Global deployments use Azure's global infrastructure, dynamically route customer traffic to the data center with best availability for the customer’s inference requests. This means you get the highest initial throughput limits and best model availability with Global while still providing our uptime SLA and low latency. For high volume workloads above the specified usage tiers on standard and global standard, you may experience increased latency variation. For customers that require the lower latency variance at large workload usage, we recommend purchasing provisioned throughput.
Our global deployments are the first location for all new models and features. Customers with very large throughput requirements should consider our provisioned deployment offering.
Standard
Standard deployments provide a pay-per-call billing model on the chosen model. Provides the fastest way to get started as you only pay for what you consume. Models available in each region as well as throughput may be limited.

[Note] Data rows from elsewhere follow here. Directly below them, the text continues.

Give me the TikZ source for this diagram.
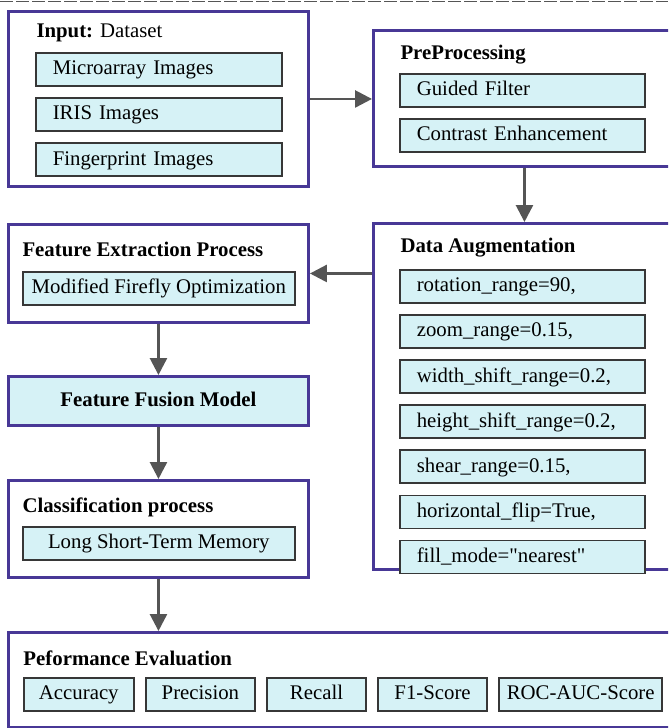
\documentclass[tikz,border=0pt]{standalone}
\usepackage{fontspec}
\setmainfont{Liberation Serif}
\usepackage{xcolor}
\usetikzlibrary{arrows.meta,positioning}
\definecolor{stageblue}{RGB}{72,56,150}
\definecolor{itemcyan}{RGB}{214,242,246}
\definecolor{itemgray}{RGB}{55,55,55}
\definecolor{flowgray}{RGB}{85,85,85}
\newcommand{\boxfont}{\fontsize{15.6}{18}\selectfont}
\tikzset{every picture/.style={line width=0.75pt}}

\begin{document}
\begin{tikzpicture}[x=0.75pt,y=0.75pt,yscale=-1,
  stage/.style={draw=stageblue, line width=2.2pt, fill=white, anchor=north west, inner sep=0pt},
  stagetitle/.style={anchor=base west, inner sep=0pt, font=\boxfont\bfseries},
  item/.style={draw=itemgray, line width=1.2pt, fill=itemcyan, inner sep=0pt, minimum height=24.75pt, text height=11.25pt, text depth=3pt, font=\boxfont},
  leftitem/.style={item, inner xsep=12.75pt, text width=#1, align=left},
  stack/.style={below=7.875pt of #1},
  flow/.style={draw=flowgray, line width=2pt, -{Triangle[length=12.75pt,width=12.75pt]}}
]
\clip (0,0) rectangle (668,728);

%top edge
\draw [flowgray, line width=1pt, dash pattern=on 10pt off 2pt] (0,1.5) -- (668,1.5);

%Input
\node [stage, minimum width=225pt, minimum height=131.25pt] (input) at (7,10) {};
\node [stagetitle] (inputTitle) at (36,37.5) {Input: \mdseries Dataset};
\node [leftitem=159pt, anchor=north west] (inMicro) at (35,52) {Microarray Images};
\node [leftitem=159pt, stack=inMicro] (inIris) {IRIS Images};
\node [leftitem=159pt, stack=inIris] (inFinger) {Fingerprint Images};

%PreProcessing
\node [stage, minimum width=226.5pt, minimum height=102pt] (prep) at (372,29) {};
\node [stagetitle] (prepTitle) at (400,59) {PreProcessing};
\node [leftitem=158.25pt, anchor=north west] (prepGuided) at (399,73) {Guided Filter};
\node [leftitem=158.25pt, stack=prepGuided] (prepContrast) {Contrast Enhancement};

%Data Augmentation
\node [stage, minimum width=226.5pt, minimum height=259.5pt] (aug) at (372,222) {};
\node [stagetitle] (augTitle) at (400,252) {Data Augmentation};
\node [leftitem=158.25pt, anchor=north west] (augRot) at (399,269) {rotation\_range=90,};
\node [leftitem=158.25pt, stack=augRot] (augZoom) {zoom\_range=0.15,};
\node [leftitem=158.25pt, stack=augZoom] (augWidth) {width\_shift\_range=0.2,};
\node [leftitem=158.25pt, stack=augWidth] (augHeight) {height\_shift\_range=0.2,};
\node [leftitem=158.25pt, stack=augHeight] (augShear) {shear\_range=0.15,};
\node [leftitem=158.25pt, stack=augShear] (augFlip) {horizontal\_flip=True,};
\node [leftitem=158.25pt, stack=augFlip] (augFill) {fill\_mode=\textquotedbl nearest\textquotedbl};

%Feature Extraction
\node [stage, minimum width=225pt, minimum height=73.5pt] (feat) at (7,223) {};
\node [stagetitle] (featTitle) at (22,256) {Feature Extraction Process};
\node [item, minimum width=204pt, anchor=north west] (featFirefly) at (22,271) {Modified Firefly Optimization};

%Feature Fusion
\node [stage, fill=itemcyan, minimum width=225pt, minimum height=36.75pt, font=\boxfont\bfseries, text height=11.25pt, text depth=3pt] (fusion) at (7,375) {Feature Fusion Model};

%Classification
\node [stage, minimum width=225pt, minimum height=72.75pt] (cls) at (7,479) {};
\node [stagetitle] (clsTitle) at (22,512) {Classification process};
\node [item, minimum width=204pt, anchor=north west] (clsLstm) at (22,526) {Long Short-Term Memory};

%Performance Evaluation
\node [stage, minimum width=504.75pt, minimum height=71.25pt] (perf) at (7,631) {};
\node [stagetitle] (perfTitle) at (23,665) {Peformance Evaluation};
\node [item, minimum width=82.5pt, anchor=north west] (perfAcc) at (23,677) {Accuracy};
\node [item, minimum width=81.75pt, right=7.875pt of perfAcc] (perfPrec) {Precision};
\node [item, minimum width=74.25pt, right=7.875pt of perfPrec] (perfRecall) {Recall};
\node [item, minimum width=81.75pt, right=7.875pt of perfRecall] (perfF1) {F1-Score};
\node [item, minimum width=122.25pt, right=7.875pt of perfF1] (perfRoc) {ROC-AUC-Score};

%Flow arrows
\draw [flow] (input.east) -- (input.east -| prep.west);
\draw [flow] (prep.south) -- (aug.north);
\draw [flow] (aug.west |- feat.east) -- (feat.east);
\draw [flow] (feat.south) -- (fusion.north);
\draw [flow] (fusion.south) -- (cls.north);
\draw [flow] (cls.south) -- (cls.south |- perf.north);

\end{tikzpicture}
\end{document}
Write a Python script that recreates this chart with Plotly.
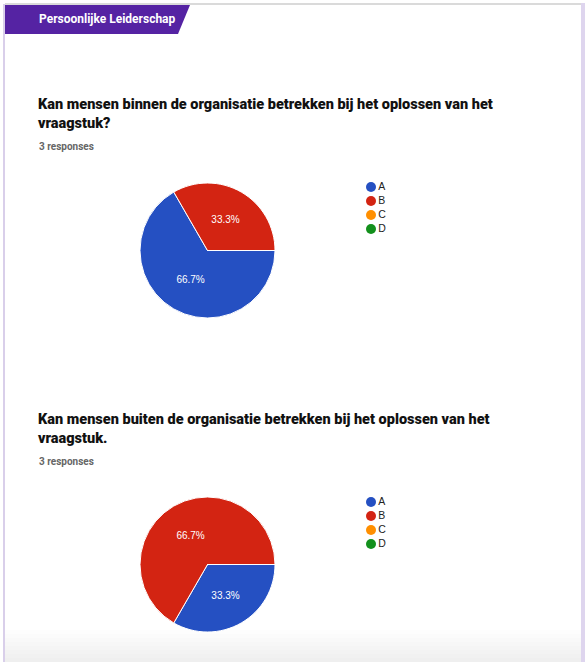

Standard deployments are optimized for low to medium volume workloads with high burstiness. Customers with high consistent volume may experience greater latency variability.
Only Azure OpenAI models support this deployment type.
Global standard
Global deployments are available in the same Azure AI services resources as nonglobal deployment types but allow you to use Azure's global infrastructure to dynamically route traffic to the data center with best availability for each request. Global standard provides the highest default quota and eliminates the need to load balance across multiple resources.
Customers with high consistent volume may experience greater latency variability. The threshold is set per model. For applications that require the lower latency variance at large workload usage, we recommend purchasing provisioned throughput if available.
Global provisioned
Global deployments are available in the same Azure AI services resources as nonglobal deployment types but allow you to leverage Azure's global infrastructure to dynamically route traffic to the data center with best availability for each request. Global provisioned deployments provide reserved model processing capacity for high and predictable throughput using Azure global infrastructure.
Only Azure OpenAI models support this deployment type.